CuriousSkeptic · on Nov 17, 2019

But does that need to be a problem for ML-applications? I’m theory the training should be able to compensate for some broken hardware by simply moving weights around.

rbanffy · on Nov 17, 2019

But then you'll have a model that's specific to that chip and can't be applied on another.

ISL · on Nov 17, 2019

Presumably the big challenge is cooling?

Interconnects and I/O are probably a challenge too.

Mistletoe · on Nov 17, 2019

Can someone provide info on how you cool this beast?

Merrill · on Nov 17, 2019

A "cold plate" of chilled water cooled metal in direct contact with the wafer.

rbanffy · on Nov 17, 2019

If I were to build a box out of these, I'd do immersion cooling and place the chip(s) across the front of the machine behind laminated glass.

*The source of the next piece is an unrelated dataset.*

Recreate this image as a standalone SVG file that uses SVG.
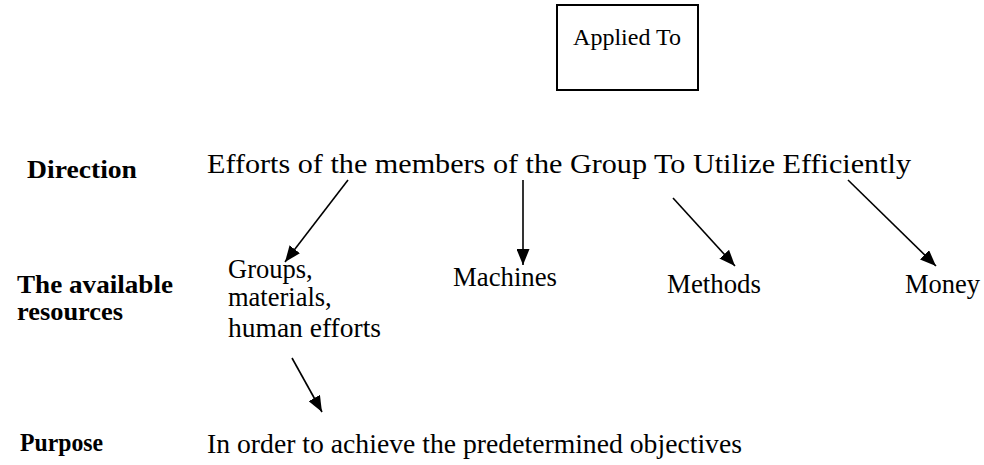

Keeping the fluid cool would be left to the ugly parts nobody would ever see.

Merrill · on Nov 17, 2019

Immersion cooling might not work since it depends on convection flow to move the heated liquid away from the plate. With a cold plate, pumps and pressure can be used to move the chilled water so that water in contact with the plate is always cool and heat is extracted and moved to the chiller more rapidly.

rbanffy · on Nov 17, 2019

You could circulate the fluid. Since it'd be boiling, temperature would remain constant near the surfaces and bubbles would immediately displace hot fluid. A condenser and heat exchanger would recycle the vapor back into the tank.